I asked her what she thought about the
protests and the protesters. And this is what she had to say, “People
need to protest otherwise the police and the government will control
things and that’s bad for people. It’s up to us”. That night as
I sat there with other activists from World Can’t Wait listening to
Obama give his acceptance speech my mind kept going back to this woman
with the split lip and the askew hat with the Obama button and the irony
was not lost on me. I was trying hard to blink back my tears as I imagined
the kind of life she had been forced to live here in this country and
I thought about the kind of life people are being forced to live around
the world because of what our government does in our name. And I know
it can be different-it can be better. This is what World Can’t Wait
is about and it is up to us to do what our government will not do.

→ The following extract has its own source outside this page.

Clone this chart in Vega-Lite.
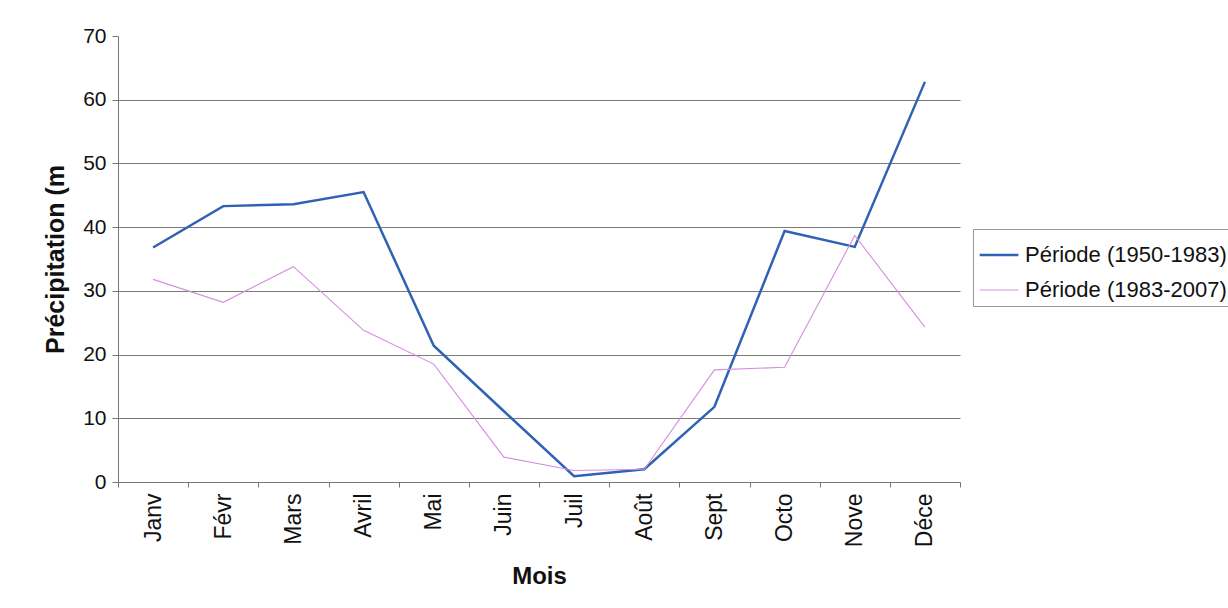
{
  "$schema": "https://vega.github.io/schema/vega-lite/v6.json",
  "autosize": {"type": "none"},
  "padding": {"left": 118, "top": 36, "right": 268, "bottom": 126},
  "width": 842,
  "height": 446,
  "background": "white",
  "config": {
    "view": {"stroke": null},
    "font": "Liberation Sans"
  },
  "data": {
    "values": [
      {"mois": "Janv", "periode": "Période (1950-1983)", "precip": 36.8},
      {"mois": "Févr", "periode": "Période (1950-1983)", "precip": 43.3},
      {"mois": "Mars", "periode": "Période (1950-1983)", "precip": 43.6},
      {"mois": "Avril", "periode": "Période (1950-1983)", "precip": 45.5},
      {"mois": "Mai", "periode": "Période (1950-1983)", "precip": 21.4},
      {"mois": "Juin", "periode": "Période (1950-1983)", "precip": 11.1},
      {"mois": "Juil", "periode": "Période (1950-1983)", "precip": 0.9},
      {"mois": "Août", "periode": "Période (1950-1983)", "precip": 2.0},
      {"mois": "Sept", "periode": "Période (1950-1983)", "precip": 11.8},
      {"mois": "Octo", "periode": "Période (1950-1983)", "precip": 39.4},
      {"mois": "Nove", "periode": "Période (1950-1983)", "precip": 36.9},
      {"mois": "Déce", "periode": "Période (1950-1983)", "precip": 62.8},
      {"mois": "Janv", "periode": "Période (1983-2007)", "precip": 31.8},
      {"mois": "Févr", "periode": "Période (1983-2007)", "precip": 28.2},
      {"mois": "Mars", "periode": "Période (1983-2007)", "precip": 33.8},
      {"mois": "Avril", "periode": "Période (1983-2007)", "precip": 23.8},
      {"mois": "Mai", "periode": "Période (1983-2007)", "precip": 18.5},
      {"mois": "Juin", "periode": "Période (1983-2007)", "precip": 3.9},
      {"mois": "Juil", "periode": "Période (1983-2007)", "precip": 1.8},
      {"mois": "Août", "periode": "Période (1983-2007)", "precip": 2.0},
      {"mois": "Sept", "periode": "Période (1983-2007)", "precip": 17.6},
      {"mois": "Octo", "periode": "Période (1983-2007)", "precip": 18.0},
      {"mois": "Nove", "periode": "Période (1983-2007)", "precip": 38.7},
      {"mois": "Déce", "periode": "Période (1983-2007)", "precip": 24.3}
    ]
  },
  "mark": {"type": "line"},
  "encoding": {
    "x": {
      "field": "mois",
      "type": "nominal",
      "sort": ["Janv", "Févr", "Mars", "Avril", "Mai", "Juin", "Juil", "Août", "Sept", "Octo", "Nove", "Déce"],
      "scale": {"paddingInner": 0, "paddingOuter": 0},
      "axis": {
        "title": "Mois",
        "titleFont": "Liberation Sans",
        "titleFontSize": 24,
        "titleFontWeight": "bold",
        "titleColor": "#111",
        "titlePadding": 18,
        "labelAngle": 270,
        "labelFontSize": 23,
        "labelColor": "#111",
        "labelPadding": 6,
        "tickBand": "extent",
        "domainColor": "#777",
        "tickColor": "#777",
        "tickSize": 5,
        "grid": false
      }
    },
    "y": {
      "field": "precip",
      "type": "quantitative",
      "scale": {"domain": [0, 70], "nice": false},
      "axis": {
        "title": "Précipitation (m",
        "titleFont": "Liberation Sans",
        "titleFontSize": 25,
        "titleFontWeight": "bold",
        "titleColor": "#111",
        "titlePadding": 14,
        "values": [0, 10, 20, 30, 40, 50, 60, 70],
        "labelFontSize": 21,
        "labelColor": "#111",
        "labelPadding": 6,
        "domainColor": "#777",
        "tickColor": "#777",
        "tickSize": 6,
        "grid": true,
        "gridColor": "#7a7a7a",
        "gridOpacity": {"condition": {"test": "datum.value == 70", "value": 0}, "value": 1}
      }
    },
    "color": {
      "field": "periode",
      "type": "nominal",
      "scale": {"domain": ["Période (1950-1983)", "Période (1983-2007)"], "range": ["#2f62b4", "#d68ee0"]},
      "legend": {
        "title": null,
        "orient": "none",
        "legendX": 855,
        "legendY": 193,
        "strokeColor": "#999",
        "fillColor": "white",
        "padding": 5,
        "symbolType": "stroke",
        "symbolSize": 1500,
        "symbolStrokeWidth": 2,
        "labelFontSize": 22,
        "labelColor": "#111",
        "labelOffset": 5,
        "labelLimit": 400,
        "rowPadding": 4
      }
    },
    "strokeWidth": {
      "field": "periode",
      "type": "nominal",
      "scale": {"domain": ["Période (1950-1983)", "Période (1983-2007)"], "range": [2.5, 1.1]},
      "legend": null
    }
  }
}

Where we go from here between now and
the election and after the election is not all that different from where
we”ve going. We have gone to the people and we must continue to go
to the people. The people as we learned in Denver do hate this fascist
trajectory and they are aching for this to be brought to halt and they
are hungry for real change. This is why World Can’t Wait continues.
And we must fight for the conscience of a people whose hopes and energies
are getting sucked into the black hole of this election and we must
continue to provide them with the moral clarity and the political orientation
to act to resist and bring to a halt the Bush program no matter who
the nest president is. The World Can’t Wait.
The above: All the more reason we need Nader for President.